The Pillars of the Learning Process are the fundamental elements of the learning process in practice. Essentially, how learning takes place — and more specifically, how progress and development is attained — across any discipline.

Contents

  1. Learning-Practice-Doing
  2. Applying the Pillars of Learning to Various Disciplines

Learning–Practice–Doing

Learning — In this case is the intentional, methodical, and disciplined study of material. It doesn’t matter what field that you are in, learning can help you get better. Increase your skills, credentials, qualifications, salary, but most importantly, make you better at what you want to be in life.

Learning is irreplaceable. Physicists, computer scientists, businessmen, investors (all professionals) can be improved in a very real way by learning something new. A new computer language learned to an intermediate degree quickly literally opens brand-new doorways. A new topic of physics changes how you see the world, a new move changes your options on the basketball court.

To achieve this learning, you need study.
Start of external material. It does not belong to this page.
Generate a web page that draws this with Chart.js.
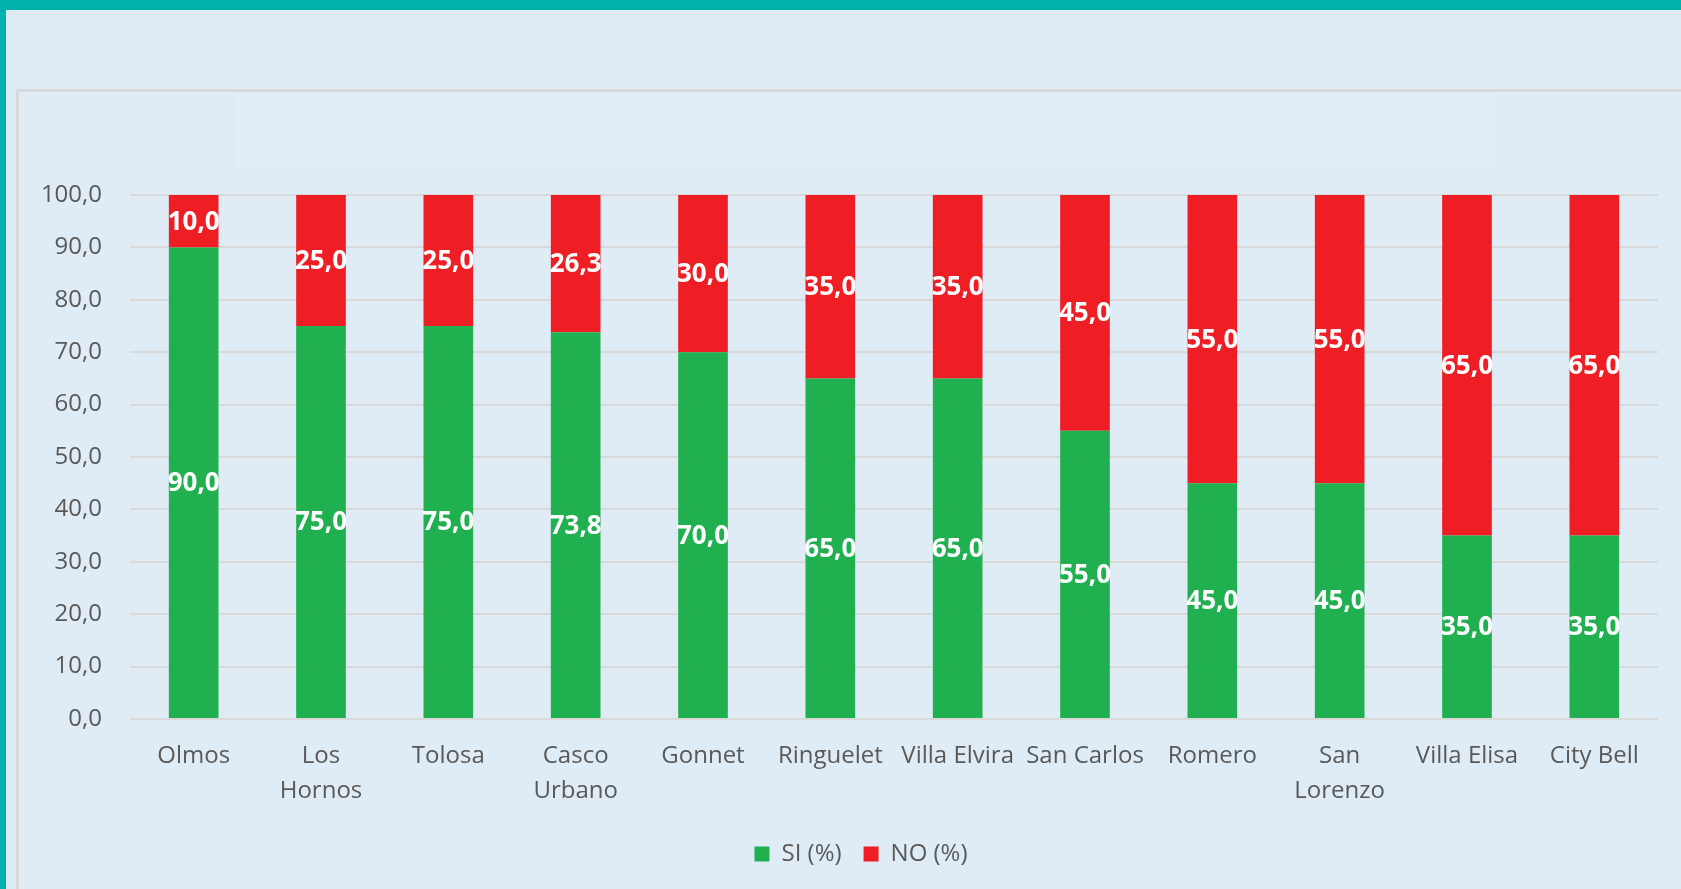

An argument can be made that you learn by doing, so learning through projects and application. Learning by problem-solving. I would have given you an argument that this doesn’t necessarily need to be true.

Practice — The Development of Skill Practice is the intermediary between learning and doing. It is where we take knowledge that we have learned, and turn it into skills, which we then perfect and master. Practice is the intentional development of skill, and the transition from theoretical to practical.

Practice is where we take the steps to become.

Doing — In this description, the Doing of the Learning Process is the actual action of doing — or being — whatever it is that you are trying to be. This is where you build the project, build the app, write the book, start the business, run the marathon. Translate your knowledge and skills, into something real.

Applying The Pillars of the Learning Process To Various Disciplines

The first thing to be noted is that there is so much divergence in the detail of the learning process of everything. Sure, practicing 100 free-throws, lay-ups, and 3-pointers a day is completely different than building a few HTML and CSS objects.

But only on the surface.

The basketball player and the coder both have skills to practice that day. They have training to do, skills to learn, and knowledge to apply, which the disciplined do each day.

They also learn about those skills, and develop their knowledge and skills in the same way. They watch others do it, find tutorials, learn from others, practice their skills, and gradually perform at higher levels — according to their natural talent and quality of their learning process.

The main difference between these two is the training of reaction-time, reflexes, and full-body physical dexterity. These (reflexes especially) are the main differences between these practices. One is physical one is not. Yet even things as disparate as Computer Science and Athletics are fundamentally practiced in the same way.

Computer Science (Web Development)

Let us break down web development as an example. If you want to become a Web Developer, the first thing to do is learn and master HTML, CSS, and JS to at least a solid degree of proficiency. (Let us ignore everything else that you need to becomes a Full Stack Web Developer for now.)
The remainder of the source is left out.